#### [Exercise details]
Leave out the pictures and print only the lines from the one with "Clone this chart in Chart.js." through the one with "const deg = Math.PI / 180;", exactly as they are.

___ Information supplied

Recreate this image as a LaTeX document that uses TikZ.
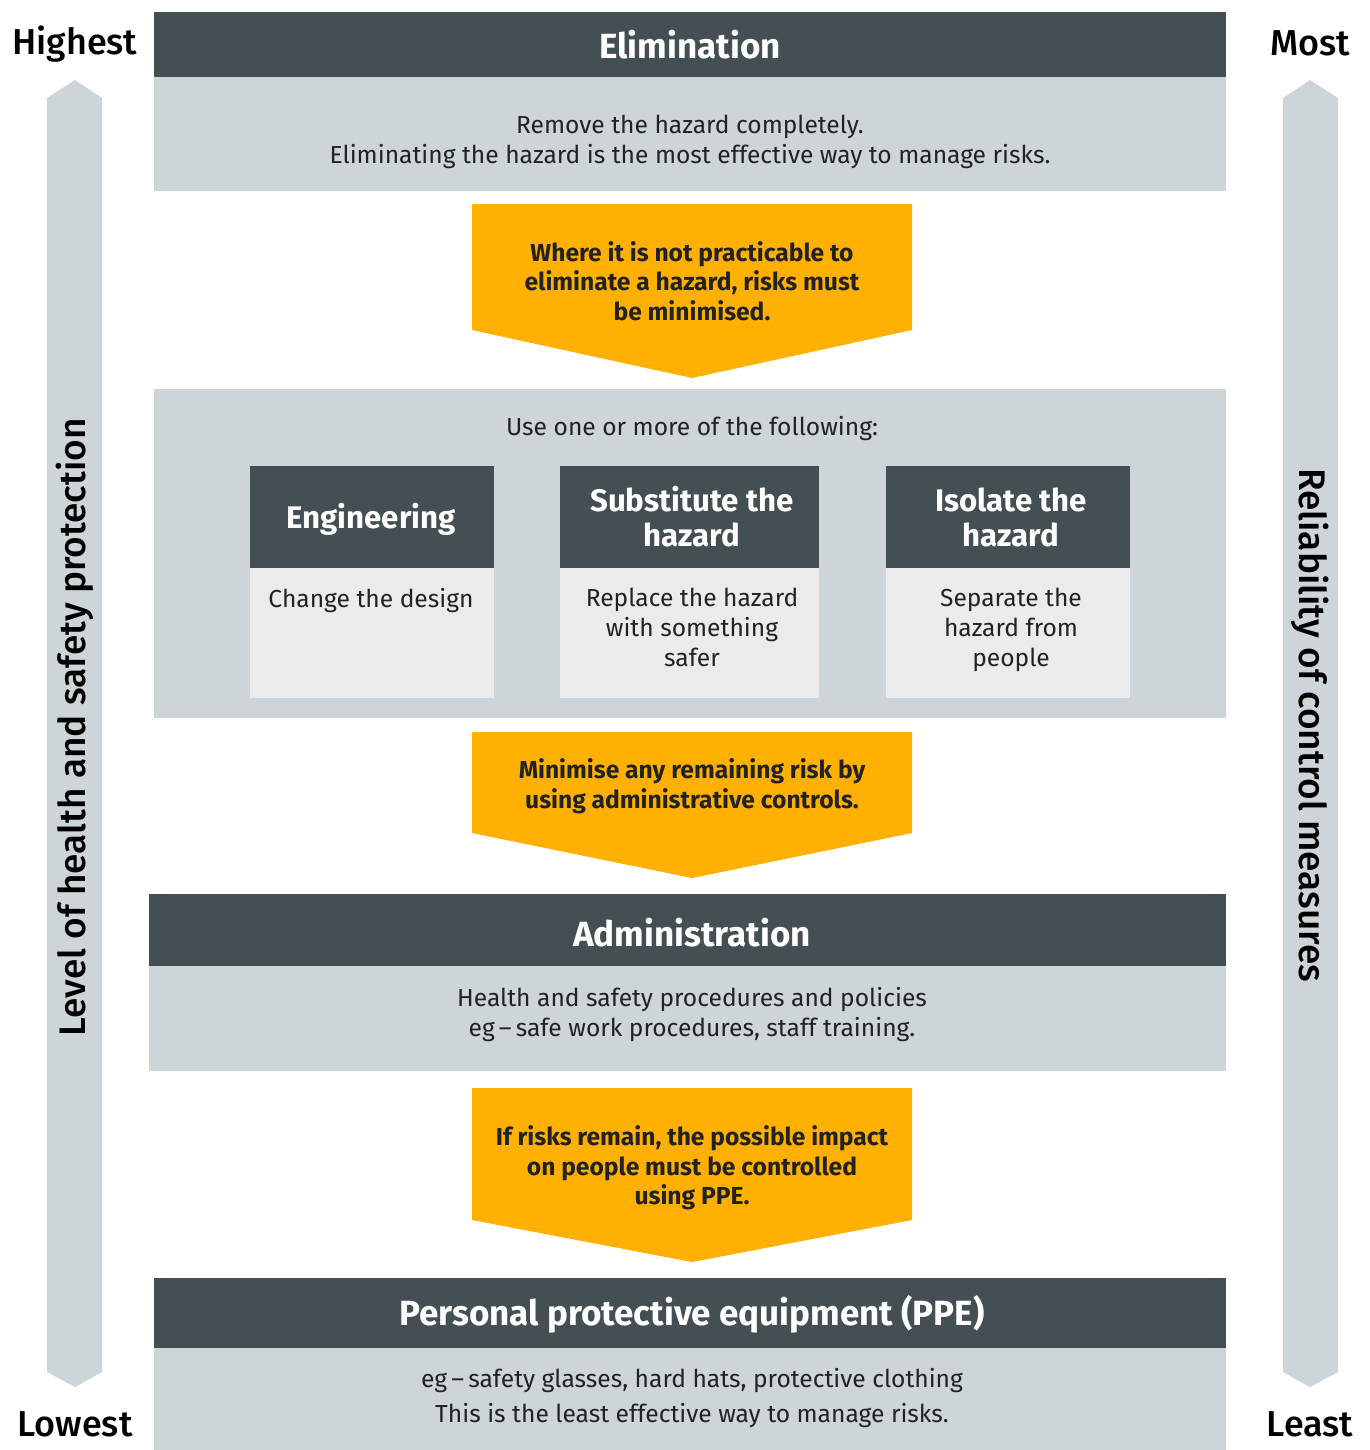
\documentclass[tikz,border=0pt]{standalone}
\usepackage{fontspec}
\setmainfont{Fira Sans}
\newfontfamily\medfont{Fira Sans Medium}
\definecolor{dark}{HTML}{444F54}
\definecolor{lightg}{HTML}{CDD5D8}
\definecolor{pale}{HTML}{EBEBEB}
\definecolor{amber}{HTML}{FFB000}
\definecolor{ink}{HTML}{222222}
\begin{document}
\begin{tikzpicture}[x=1pt,y=-1pt,
  box/.style={inner sep=0pt,outer sep=0pt,draw=none},
  hdr/.style={box,fill=dark},
  band/.style={box,fill=lightg},
  subbody/.style={box,fill=pale},
  hdrtext/.style={text=white,font=\bfseries\fontsize{35}{40}\selectfont,align=center,inner sep=0pt},
  subhdrtext/.style={text=white,font=\bfseries\fontsize{31.2}{35}\selectfont,align=center,inner sep=0pt},
  bodytext/.style={text=ink,font=\fontsize{24.6}{30}\selectfont,align=center,inner sep=0pt},
  ppetext/.style={text=ink,font=\fontsize{24.6}{35}\selectfont,align=center,inner sep=0pt},
  chevtext/.style={text=ink,font=\bfseries\fontsize{24.6}{29.5}\selectfont,align=center,inner sep=0pt},
  cornertext/.style={text=black,font=\medfont\fontsize{36}{40}\selectfont,inner sep=0pt},
  sidetext/.style={text=black,font=\medfont\fontsize{37}{40}\selectfont,inner sep=0pt},
  chev/.style={fill=amber,draw=none},
  sidearrow/.style={fill=lightg,draw=none}]
\useasboundingbox (0,0) rectangle (1369,1450);
\fill[white] (0,0) rectangle (1369,1450);

% side arrows
\fill[sidearrow] (47,98) -- (75,80) -- (102,98) -- (102,1372) -- (75,1387) -- (47,1372) -- cycle;
\fill[sidearrow] (1283,98) -- (1310,80) -- (1338,98) -- (1338,1372) -- (1310,1387) -- (1283,1372) -- cycle;
\node[cornertext] (highest) at (75,44) {Highest};
\node[cornertext] (lowest) at (75,1424) {Lowest};
\node[cornertext] (most) at (1310,43) {Most};
\node[cornertext] (least) at (1310,1424) {Least};
\node[sidetext,rotate=90] (leftlabel) at (75,727) {Level of health and safety protection};
\node[sidetext,rotate=-90] (rightlabel) at (1310,725) {Reliability of control measures};

% Elimination
\node[hdr,minimum width=1072pt,minimum height=65pt] (elimH) at (690,44.5) {};
\node[hdrtext] (elimT) at (690,44.5) {Elimination};
\node[band,minimum width=1072pt,minimum height=114pt] (elimB) at (690,134) {};
\node[bodytext] (elimBT) at (690,142) {Remove the hazard completely.\\Eliminating the hazard is the most effective way to manage risks.};

% chevron 1
\fill[chev] (472,204) -- (912,204) -- (912,330) -- (692,378) -- (472,330) -- cycle;
\node[chevtext] (chev1) at (692,281) {Where it is not practicable to\\eliminate a hazard, risks must\\be minimised.};

% middle band
\node[band,minimum width=1072pt,minimum height=329pt] (midB) at (690,553.5) {};
\node[bodytext] (midT) at (692,429) {Use one or more of the following:};

\node[hdr,minimum width=244pt,minimum height=102pt] (engH) at (372,517) {};
\node[subhdrtext] (engT) at (371,519) {Engineering};
\node[subbody,minimum width=244pt,minimum height=130pt] (engB) at (372,633) {};
\node[bodytext,anchor=north] (engBT) at (371,588) {Change the design};

\node[hdr,minimum width=259pt,minimum height=102pt] (subH) at (689.5,517) {};
\node[subhdrtext] (subT) at (692,517) {Substitute the\\hazard};
\node[subbody,minimum width=259pt,minimum height=130pt] (subB) at (689.5,633) {};
\node[bodytext,anchor=north] (subBT) at (692,588) {Replace the hazard\\with something\\safer};

\node[hdr,minimum width=244pt,minimum height=102pt] (isoH) at (1008,517) {};
\node[subhdrtext] (isoT) at (1011,517) {Isolate the\\hazard};
\node[subbody,minimum width=244pt,minimum height=130pt] (isoB) at (1008,633) {};
\node[bodytext,anchor=north] (isoBT) at (1011,588) {Separate the\\hazard from\\people};

% chevron 2
\fill[chev] (472,732) -- (912,732) -- (912,833) -- (692,878) -- (472,833) -- cycle;
\node[chevtext] (chev2) at (692,786) {Minimise any remaining risk by\\using administrative controls.};

% Administration
\node[hdr,minimum width=1077pt,minimum height=72pt] (admH) at (687.5,930) {};
\node[hdrtext] (admT) at (692,933) {Administration};
\node[band,minimum width=1077pt,minimum height=105pt] (admB) at (687.5,1018.5) {};
\node[bodytext] (admBT) at (692,1015) {Health and safety procedures and policies\\eg\,–\,safe work procedures, staff training.};

% chevron 3
\fill[chev] (472,1088) -- (912,1088) -- (912,1220) -- (692,1262) -- (472,1220) -- cycle;
\node[chevtext] (chev3) at (692,1168) {If risks remain, the possible impact\\on people must be controlled\\using PPE.};

% PPE
\node[hdr,minimum width=1072pt,minimum height=70pt] (ppeH) at (690,1313) {};
\node[hdrtext] (ppeT) at (692,1314) {Personal protective equipment (PPE)};
\node[band,minimum width=1072pt,minimum height=102pt] (ppeB) at (690,1399) {};
\node[ppetext] (ppeBT) at (692,1398) {eg\,–\,safety glasses, hard hats, protective clothing\\This is the least effective way to manage risks.};
\end{tikzpicture}
\end{document}
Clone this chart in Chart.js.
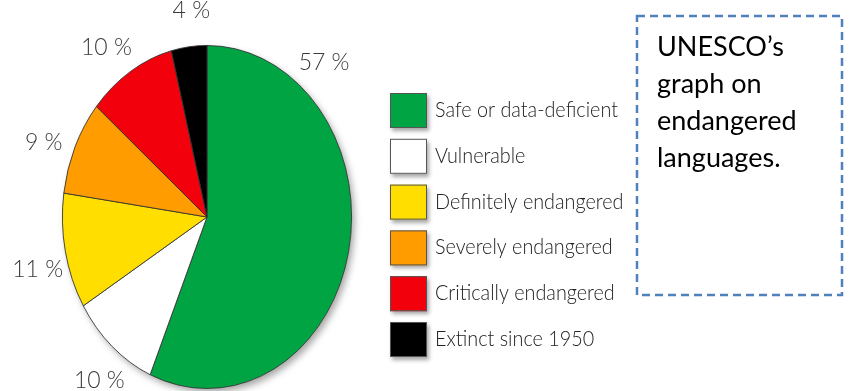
<!DOCTYPE html>
<html>
<head>
<meta charset="utf-8">
<script src="https://cdn.jsdelivr.net/npm/chart.js@4.4.0/dist/chart.umd.min.js"></script>
<style>
    html, body { margin: 0; padding: 0; background: #fff; }
    #wrap { position: relative; width: 850px; height: 391px; overflow: hidden; }
    #note {
        position: absolute; left: 657px; top: 27px;
        font-family: Lato, "Open Sans", sans-serif; font-size: 27px; line-height: 37px;
        color: #000;
    }
</style>
</head>
<body>
<div id="wrap">
    <canvas id="langChart" width="850" height="391"></canvas>
    <div id="note">UNESCO’s<br>graph on<br>endangered<br>languages.</div>
</div>
<script>
const categories = ['Safe or data-deficient', 'Vulnerable', 'Definitely endangered',
    'Severely endangered', 'Critically endangered', 'Extinct since 1950'];
const shares = [57, 10, 11, 9, 10, 4];
const shareLabels = ['57 %', '10 %', '11 %', '9 %', '10 %', '4 %'];
const sliceColors = ['#00a443', '#ffffff', '#ffde00', '#ff9c00', '#f2000c', '#000000'];

// pie is an ellipse in the original, so stretch it vertically
const stretchY = 172 / 145;

function pieGeom(chart) {
    const arc = chart.getDatasetMeta(0).data[0];
    return {cx: arc.x, cy: arc.y, r: arc.outerRadius};
}

const ellipsePie = {
    id: 'ellipsePie',
    beforeDatasetsDraw(chart) {
        const ctx = chart.ctx;
        const g = pieGeom(chart);
        // soft drop shadow behind the pie
        ctx.save();
        ctx.shadowColor = 'rgba(0,0,0,0.35)';
        ctx.shadowBlur = 7;
        ctx.shadowOffsetX = 3;
        ctx.shadowOffsetY = 4;
        ctx.beginPath();
        ctx.ellipse(g.cx, g.cy, g.r, g.r * stretchY, 0, 0, Math.PI * 2);
        ctx.fillStyle = '#fff';
        ctx.fill();
        ctx.restore();

        ctx.save();
        ctx.translate(g.cx, g.cy);
        ctx.scale(1, stretchY);
        ctx.translate(-g.cx, -g.cy);
    },
    afterDatasetsDraw(chart) {
        const ctx = chart.ctx;
        ctx.restore();
        const g = pieGeom(chart);
        const meta = chart.getDatasetMeta(0);
        const deg = Math.PI / 180;

        // percentage labels around the pie
        ctx.save();
        ctx.font = '300 23px Lato, "DejaVu Sans", sans-serif';
        ctx.fillStyle = '#3a3a3a';
        ctx.textAlign = 'center';
        ctx.textBaseline = 'middle';
        meta.data.forEach((arc, i) => {
            let a = (arc.startAngle + arc.endAngle) / 2 - 3 * deg;
            if (i === 0) a = -Math.PI / 2 + 42 * deg;   // big slice label sits up top
            if (i === meta.data.length - 1) a += 5 * deg;
            const k = 1.21;
            const x = g.cx + Math.cos(a) * g.r * k;
            const y = g.cy + Math.sin(a) * g.r * stretchY * k;
            ctx.fillText(shareLabels[i], x, y);
        });
        ctx.restore();
    },
    afterDraw(chart) {
        const ctx = chart.ctx;
        // legend
        ctx.save();
        categories.forEach((name, i) => {
            const x = 390, y = 93 + i * 45.8;
            ctx.save();
            ctx.shadowColor = 'rgba(0,0,0,0.35)';
            ctx.shadowBlur = 4;
            ctx.shadowOffsetX = 2;
            ctx.shadowOffsetY = 3;
            ctx.fillStyle = sliceColors[i];
            ctx.fillRect(x, y, 37, 35);
            ctx.restore();
            ctx.strokeStyle = '#555';
            ctx.lineWidth = 1;
            ctx.strokeRect(x + 0.5, y + 0.5, 36, 34);
            // narrow the text a bit, the original face is condensed
            ctx.save();
            ctx.translate(435, y + 17);
            ctx.scale(0.9, 1);
            ctx.font = '300 22px Lato, "DejaVu Sans", sans-serif';
            ctx.fillStyle = '#222';
            ctx.textBaseline = 'middle';
            ctx.fillText(name, 0, 0);
            ctx.restore();
        });
        // dashed note box
        ctx.setLineDash([8, 5]);
        ctx.strokeStyle = '#4f81bd';
        ctx.lineWidth = 2.5;
        ctx.strokeRect(637, 16, 205, 279);
        ctx.restore();
    }
};

const ctx = document.getElementById('langChart').getContext('2d');
new Chart(ctx, {
    type: 'pie',
    data: {
        labels: categories,
        datasets: [{
            data: shares,
            backgroundColor: sliceColors,
            borderColor: '#333',
            borderWidth: 0.8
        }]
    },
    options: {
        responsive: false,
        animation: false,
        layout: { padding: { left: 62, right: 498, top: 72, bottom: 29 } },
        plugins: {
            legend: { display: false },
            tooltip: { enabled: false }
        }
    },
    plugins: [ellipsePie]
});
</script>
</body>
</html>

______

#### [Response]
Clone this chart in Chart.js.
<!DOCTYPE html>
<html>
<head>
<meta charset="utf-8">
<script src="https://cdn.jsdelivr.net/npm/chart.js@4.4.0/dist/chart.umd.min.js"></script>
<style>
    html, body { margin: 0; padding: 0; background: #fff; }
    #wrap { position: relative; width: 850px; height: 391px; overflow: hidden; }
    #note {
        position: absolute; left: 657px; top: 27px;
        font-family: Lato, "Open Sans", sans-serif; font-size: 27px; line-height: 37px;
        color: #000;
    }
</style>
</head>
<body>
<div id="wrap">
    <canvas id="langChart" width="850" height="391"></canvas>
    <div id="note">UNESCO’s<br>graph on<br>endangered<br>languages.</div>
</div>
<script>
const categories = ['Safe or data-deficient', 'Vulnerable', 'Definitely endangered',
    'Severely endangered', 'Critically endangered', 'Extinct since 1950'];
const shares = [57, 10, 11, 9, 10, 4];
const shareLabels = ['57 %', '10 %', '11 %', '9 %', '10 %', '4 %'];
const sliceColors = ['#00a443', '#ffffff', '#ffde00', '#ff9c00', '#f2000c', '#000000'];

// pie is an ellipse in the original, so stretch it vertically
const stretchY = 172 / 145;

function pieGeom(chart) {
    const arc = chart.getDatasetMeta(0).data[0];
    return {cx: arc.x, cy: arc.y, r: arc.outerRadius};
}

const ellipsePie = {
    id: 'ellipsePie',
    beforeDatasetsDraw(chart) {
        const ctx = chart.ctx;
        const g = pieGeom(chart);
        // soft drop shadow behind the pie
        ctx.save();
        ctx.shadowColor = 'rgba(0,0,0,0.35)';
        ctx.shadowBlur = 7;
        ctx.shadowOffsetX = 3;
        ctx.shadowOffsetY = 4;
        ctx.beginPath();
        ctx.ellipse(g.cx, g.cy, g.r, g.r * stretchY, 0, 0, Math.PI * 2);
        ctx.fillStyle = '#fff';
        ctx.fill();
        ctx.restore();

        ctx.save();
        ctx.translate(g.cx, g.cy);
        ctx.scale(1, stretchY);
        ctx.translate(-g.cx, -g.cy);
    },
    afterDatasetsDraw(chart) {
        const ctx = chart.ctx;
        ctx.restore();
        const g = pieGeom(chart);
        const meta = chart.getDatasetMeta(0);
        const deg = Math.PI / 180;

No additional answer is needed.